County aims to retain firms

`Inc. link' program, campaigns focus on businesses, industries

August 27, 2006|By Laura McCandlish | Laura McCandlish,Sun reporter

Increasing Carroll County's commercial and industrial assessable tax base - the lowest among all the metropolitan Baltimore counties - dominates campaign literature and speeches from the county's candidates for commissioner and state legislature.

Only 11.6 percent of Carroll's property is designated industrial - less than the state industrial base average of 16.9 percent and the fifth lowest among the state's counties, according to last year's figures.

In the early 1990s, Carroll's business base was about 16 percent. As residential growth soared, that number dropped, officials said.

"There are challenges, but we are stepping up to the plate with a lot of novel programs," Steven D. Powell, chief of staff to the county commissioners, said during a recent Cabinet meeting.

In that vein, the county's Department of Economic Development launched a business retention program last week. The county has purchased a new software program, dubbed "Inc. link," to manage contacts with existing businesses and help recruit new ones.

Purchased for $14,000 from Erie, Pa.-based Executive Pulse Inc., the program costs $1,000 a year to use, said Denise Beaver, the county's deputy economic development director.

While contacts with Carroll's top 100 businesses was once managed partially on paper, the new program automates all the data. Partner agencies - Carroll Community College, the county health department, the Carroll Technology Council - will all interact through the software.

It produces specific reports, grouping companies based on the number of employees, industry, labor relations, downsizing risks, etc. But all the company data remains confidential, county officials said.

"We're trying to make our services more responsive to foster a business climate and business growth," said Lawrence Twele, director of economic development. "This helps us to do it better, smarter, faster."

Rising residential assessments have further reduced the county's percentage of industrial base, masking any business growth, officials said.

"For a number of years, it was around 12 percent," said Ted Zaleski, county director of management and budget. "Businesses absolutely were added, but you're chasing a moving target. If the residential portion was standing still, it would be a whole lot easier to change the percentage."

Among the commissioner candidates, Republican Doug Howard has called for increasing the business tax base to 15 percent in 10 years.

In a video on his Web site, www.doughowardforcarroll .com, Howard said he would commission a work force study to determine what industries draw Carroll's many commuting residents.

Then, he said he would lure those industries - like information technology - to new office parks and employment campuses in the county.
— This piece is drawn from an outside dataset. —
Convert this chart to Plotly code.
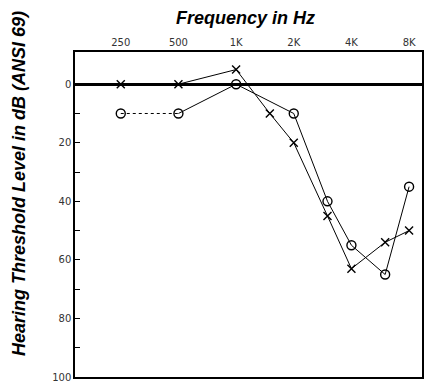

"Where do we need to be in 10 years?" asked Howard, who helps bring small businesses to the county through Start-Up Carroll. "Slow growth is the first step, but we have to bring in economic development behind it, or we don't really catch up."

Increasing Carroll's industrial base to 15 percent would require 900 additional acres for business use, county officials said. Residential growth would have to halt, as home assessments remained at a standstill, Powell said.

"We'd truly have to put the brakes on all residential growth," he said.

In promoting the "Inc. link" program, the county's economic development office will introduce the Executive Pulse software to business service partners in a training session Tuesday morning.

Washington, Allegany and Garrett counties already use the software to network with local businesses, officials said.